:: Given material

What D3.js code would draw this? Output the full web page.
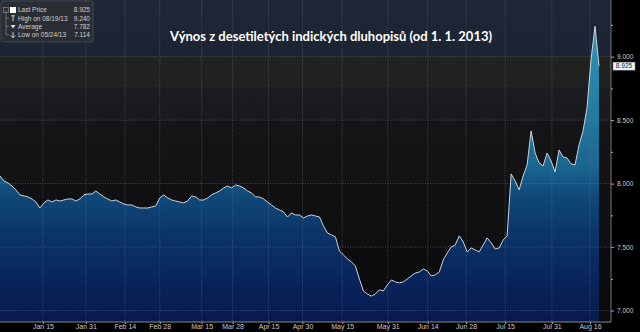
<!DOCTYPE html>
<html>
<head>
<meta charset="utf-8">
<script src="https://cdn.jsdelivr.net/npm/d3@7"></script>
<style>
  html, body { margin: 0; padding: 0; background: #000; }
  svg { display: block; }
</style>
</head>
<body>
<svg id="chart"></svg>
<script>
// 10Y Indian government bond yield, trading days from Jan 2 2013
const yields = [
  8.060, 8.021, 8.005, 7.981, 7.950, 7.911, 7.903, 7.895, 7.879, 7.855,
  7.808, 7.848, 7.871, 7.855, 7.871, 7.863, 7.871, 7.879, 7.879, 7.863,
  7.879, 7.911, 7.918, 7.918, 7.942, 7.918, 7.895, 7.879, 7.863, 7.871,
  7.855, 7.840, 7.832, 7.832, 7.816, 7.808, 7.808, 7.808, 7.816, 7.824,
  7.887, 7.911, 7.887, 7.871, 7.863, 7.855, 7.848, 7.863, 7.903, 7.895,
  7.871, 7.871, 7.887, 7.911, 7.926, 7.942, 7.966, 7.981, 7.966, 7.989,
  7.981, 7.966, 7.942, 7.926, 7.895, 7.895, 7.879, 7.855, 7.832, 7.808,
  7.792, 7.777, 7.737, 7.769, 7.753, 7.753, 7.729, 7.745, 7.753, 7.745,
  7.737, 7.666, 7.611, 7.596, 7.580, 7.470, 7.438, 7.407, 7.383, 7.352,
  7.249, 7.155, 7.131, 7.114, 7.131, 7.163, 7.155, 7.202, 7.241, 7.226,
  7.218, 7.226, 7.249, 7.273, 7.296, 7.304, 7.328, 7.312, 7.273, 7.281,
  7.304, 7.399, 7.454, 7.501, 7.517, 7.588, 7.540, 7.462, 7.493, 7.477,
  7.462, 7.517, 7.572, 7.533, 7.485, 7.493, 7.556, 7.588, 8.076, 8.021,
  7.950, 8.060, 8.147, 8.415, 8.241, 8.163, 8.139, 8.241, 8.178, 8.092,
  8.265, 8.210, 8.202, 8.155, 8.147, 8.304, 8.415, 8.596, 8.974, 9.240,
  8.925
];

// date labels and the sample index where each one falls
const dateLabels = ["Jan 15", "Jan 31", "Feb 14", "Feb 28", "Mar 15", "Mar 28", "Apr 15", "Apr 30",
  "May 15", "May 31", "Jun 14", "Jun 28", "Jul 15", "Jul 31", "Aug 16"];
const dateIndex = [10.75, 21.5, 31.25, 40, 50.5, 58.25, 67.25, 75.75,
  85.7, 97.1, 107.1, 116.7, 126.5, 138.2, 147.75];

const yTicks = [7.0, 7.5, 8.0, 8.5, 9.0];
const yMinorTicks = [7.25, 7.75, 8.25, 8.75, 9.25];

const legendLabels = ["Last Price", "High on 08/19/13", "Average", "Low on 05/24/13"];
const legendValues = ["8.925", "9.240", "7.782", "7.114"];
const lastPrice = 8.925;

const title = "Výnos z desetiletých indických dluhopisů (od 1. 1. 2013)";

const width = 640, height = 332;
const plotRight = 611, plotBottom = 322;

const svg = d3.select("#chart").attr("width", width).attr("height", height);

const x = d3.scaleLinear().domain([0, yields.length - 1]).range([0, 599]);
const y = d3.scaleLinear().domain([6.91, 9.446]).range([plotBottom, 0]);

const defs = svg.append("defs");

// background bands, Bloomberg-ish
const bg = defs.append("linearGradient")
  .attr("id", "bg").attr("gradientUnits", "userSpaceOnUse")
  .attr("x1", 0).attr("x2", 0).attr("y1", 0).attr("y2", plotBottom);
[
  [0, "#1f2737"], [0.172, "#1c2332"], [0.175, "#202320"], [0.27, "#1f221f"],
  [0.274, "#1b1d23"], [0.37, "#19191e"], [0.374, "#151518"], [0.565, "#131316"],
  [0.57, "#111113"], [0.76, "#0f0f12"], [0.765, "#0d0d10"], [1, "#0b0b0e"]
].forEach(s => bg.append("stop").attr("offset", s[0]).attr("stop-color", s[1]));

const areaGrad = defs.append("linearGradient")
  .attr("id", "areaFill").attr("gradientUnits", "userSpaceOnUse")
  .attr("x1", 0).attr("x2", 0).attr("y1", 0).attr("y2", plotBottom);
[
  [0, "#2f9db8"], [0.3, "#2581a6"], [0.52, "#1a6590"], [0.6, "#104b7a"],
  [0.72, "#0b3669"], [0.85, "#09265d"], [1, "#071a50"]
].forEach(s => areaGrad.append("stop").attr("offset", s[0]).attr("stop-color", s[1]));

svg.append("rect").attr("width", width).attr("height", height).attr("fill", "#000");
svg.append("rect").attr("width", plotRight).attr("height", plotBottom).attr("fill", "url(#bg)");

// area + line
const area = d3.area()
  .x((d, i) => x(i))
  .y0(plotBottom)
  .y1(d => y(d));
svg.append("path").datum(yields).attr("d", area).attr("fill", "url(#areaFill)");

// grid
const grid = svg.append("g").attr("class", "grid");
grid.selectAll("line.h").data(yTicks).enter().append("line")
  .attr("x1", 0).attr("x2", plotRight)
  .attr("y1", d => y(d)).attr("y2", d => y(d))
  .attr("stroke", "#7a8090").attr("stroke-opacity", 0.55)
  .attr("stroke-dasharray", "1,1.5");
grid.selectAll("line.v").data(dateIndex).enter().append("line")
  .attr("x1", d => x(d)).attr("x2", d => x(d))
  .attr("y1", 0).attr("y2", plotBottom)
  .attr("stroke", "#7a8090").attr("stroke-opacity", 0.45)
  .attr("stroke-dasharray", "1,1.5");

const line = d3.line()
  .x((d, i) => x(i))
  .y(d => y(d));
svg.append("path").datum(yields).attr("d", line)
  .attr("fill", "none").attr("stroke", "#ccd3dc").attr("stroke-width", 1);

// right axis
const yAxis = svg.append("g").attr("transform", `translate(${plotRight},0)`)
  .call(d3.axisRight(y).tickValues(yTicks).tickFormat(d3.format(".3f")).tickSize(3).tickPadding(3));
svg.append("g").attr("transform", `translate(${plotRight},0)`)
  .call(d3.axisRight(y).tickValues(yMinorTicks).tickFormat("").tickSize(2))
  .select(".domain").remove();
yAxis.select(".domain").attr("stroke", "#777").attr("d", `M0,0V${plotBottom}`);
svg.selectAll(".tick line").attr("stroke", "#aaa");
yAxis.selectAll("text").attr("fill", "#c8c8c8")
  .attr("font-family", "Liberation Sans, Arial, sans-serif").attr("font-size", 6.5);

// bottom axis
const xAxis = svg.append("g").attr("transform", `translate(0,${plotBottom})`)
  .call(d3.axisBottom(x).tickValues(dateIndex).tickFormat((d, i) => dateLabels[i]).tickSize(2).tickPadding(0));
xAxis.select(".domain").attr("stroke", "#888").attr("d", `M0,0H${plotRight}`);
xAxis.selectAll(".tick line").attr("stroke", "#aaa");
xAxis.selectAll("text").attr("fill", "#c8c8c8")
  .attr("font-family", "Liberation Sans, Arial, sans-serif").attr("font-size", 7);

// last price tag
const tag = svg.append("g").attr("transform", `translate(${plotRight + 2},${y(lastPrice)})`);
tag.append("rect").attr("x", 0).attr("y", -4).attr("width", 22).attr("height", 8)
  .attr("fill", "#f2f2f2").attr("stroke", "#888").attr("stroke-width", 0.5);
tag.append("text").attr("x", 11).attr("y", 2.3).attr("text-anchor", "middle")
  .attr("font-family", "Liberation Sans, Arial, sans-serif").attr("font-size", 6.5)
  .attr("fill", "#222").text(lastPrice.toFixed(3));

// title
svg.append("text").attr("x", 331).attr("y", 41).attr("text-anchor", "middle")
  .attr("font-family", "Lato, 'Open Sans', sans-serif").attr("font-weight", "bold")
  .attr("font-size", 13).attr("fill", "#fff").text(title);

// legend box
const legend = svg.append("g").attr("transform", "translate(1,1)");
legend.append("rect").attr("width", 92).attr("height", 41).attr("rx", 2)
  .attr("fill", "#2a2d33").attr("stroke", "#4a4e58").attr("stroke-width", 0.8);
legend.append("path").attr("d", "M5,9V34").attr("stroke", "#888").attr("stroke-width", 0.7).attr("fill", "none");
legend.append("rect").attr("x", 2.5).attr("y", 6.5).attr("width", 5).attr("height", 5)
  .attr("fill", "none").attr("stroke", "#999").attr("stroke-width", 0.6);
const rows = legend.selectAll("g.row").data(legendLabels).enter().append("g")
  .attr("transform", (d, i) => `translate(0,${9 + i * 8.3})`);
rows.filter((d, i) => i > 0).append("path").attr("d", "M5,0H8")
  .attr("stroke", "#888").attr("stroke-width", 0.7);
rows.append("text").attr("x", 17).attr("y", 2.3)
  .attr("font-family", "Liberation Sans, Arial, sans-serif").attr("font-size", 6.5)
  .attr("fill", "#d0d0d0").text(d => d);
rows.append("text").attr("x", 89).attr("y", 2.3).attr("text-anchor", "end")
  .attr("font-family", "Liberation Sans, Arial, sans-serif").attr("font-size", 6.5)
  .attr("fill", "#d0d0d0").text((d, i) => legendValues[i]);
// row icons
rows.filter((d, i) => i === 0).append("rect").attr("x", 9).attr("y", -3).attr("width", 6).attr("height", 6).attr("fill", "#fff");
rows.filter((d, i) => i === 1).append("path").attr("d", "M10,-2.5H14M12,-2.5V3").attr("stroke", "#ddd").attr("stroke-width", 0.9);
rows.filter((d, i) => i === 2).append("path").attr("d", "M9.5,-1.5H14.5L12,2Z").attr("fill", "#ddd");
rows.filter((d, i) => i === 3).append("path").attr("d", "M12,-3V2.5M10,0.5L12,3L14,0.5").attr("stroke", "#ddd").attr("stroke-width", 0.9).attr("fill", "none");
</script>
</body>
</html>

::::

■ **What is being asked**
Set the lines above down again, word for word, from the first through the one containing "const lastPrice = 8.925;"; pictures excluded.

■ **Response to this task**
What D3.js code would draw this? Output the full web page.
<!DOCTYPE html>
<html>
<head>
<meta charset="utf-8">
<script src="https://cdn.jsdelivr.net/npm/d3@7"></script>
<style>
  html, body { margin: 0; padding: 0; background: #000; }
  svg { display: block; }
</style>
</head>
<body>
<svg id="chart"></svg>
<script>
// 10Y Indian government bond yield, trading days from Jan 2 2013
const yields = [
  8.060, 8.021, 8.005, 7.981, 7.950, 7.911, 7.903, 7.895, 7.879, 7.855,
  7.808, 7.848, 7.871, 7.855, 7.871, 7.863, 7.871, 7.879, 7.879, 7.863,
  7.879, 7.911, 7.918, 7.918, 7.942, 7.918, 7.895, 7.879, 7.863, 7.871,
  7.855, 7.840, 7.832, 7.832, 7.816, 7.808, 7.808, 7.808, 7.816, 7.824,
  7.887, 7.911, 7.887, 7.871, 7.863, 7.855, 7.848, 7.863, 7.903, 7.895,
  7.871, 7.871, 7.887, 7.911, 7.926, 7.942, 7.966, 7.981, 7.966, 7.989,
  7.981, 7.966, 7.942, 7.926, 7.895, 7.895, 7.879, 7.855, 7.832, 7.808,
  7.792, 7.777, 7.737, 7.769, 7.753, 7.753, 7.729, 7.745, 7.753, 7.745,
  7.737, 7.666, 7.611, 7.596, 7.580, 7.470, 7.438, 7.407, 7.383, 7.352,
  7.249, 7.155, 7.131, 7.114, 7.131, 7.163, 7.155, 7.202, 7.241, 7.226,
  7.218, 7.226, 7.249, 7.273, 7.296, 7.304, 7.328, 7.312, 7.273, 7.281,
  7.304, 7.399, 7.454, 7.501, 7.517, 7.588, 7.540, 7.462, 7.493, 7.477,
  7.462, 7.517, 7.572, 7.533, 7.485, 7.493, 7.556, 7.588, 8.076, 8.021,
  7.950, 8.060, 8.147, 8.415, 8.241, 8.163, 8.139, 8.241, 8.178, 8.092,
  8.265, 8.210, 8.202, 8.155, 8.147, 8.304, 8.415, 8.596, 8.974, 9.240,
  8.925
];

// date labels and the sample index where each one falls
const dateLabels = ["Jan 15", "Jan 31", "Feb 14", "Feb 28", "Mar 15", "Mar 28", "Apr 15", "Apr 30",
  "May 15", "May 31", "Jun 14", "Jun 28", "Jul 15", "Jul 31", "Aug 16"];
const dateIndex = [10.75, 21.5, 31.25, 40, 50.5, 58.25, 67.25, 75.75,
  85.7, 97.1, 107.1, 116.7, 126.5, 138.2, 147.75];

const yTicks = [7.0, 7.5, 8.0, 8.5, 9.0];
const yMinorTicks = [7.25, 7.75, 8.25, 8.75, 9.25];

const legendLabels = ["Last Price", "High on 08/19/13", "Average", "Low on 05/24/13"];
const legendValues = ["8.925", "9.240", "7.782", "7.114"];
const lastPrice = 8.925;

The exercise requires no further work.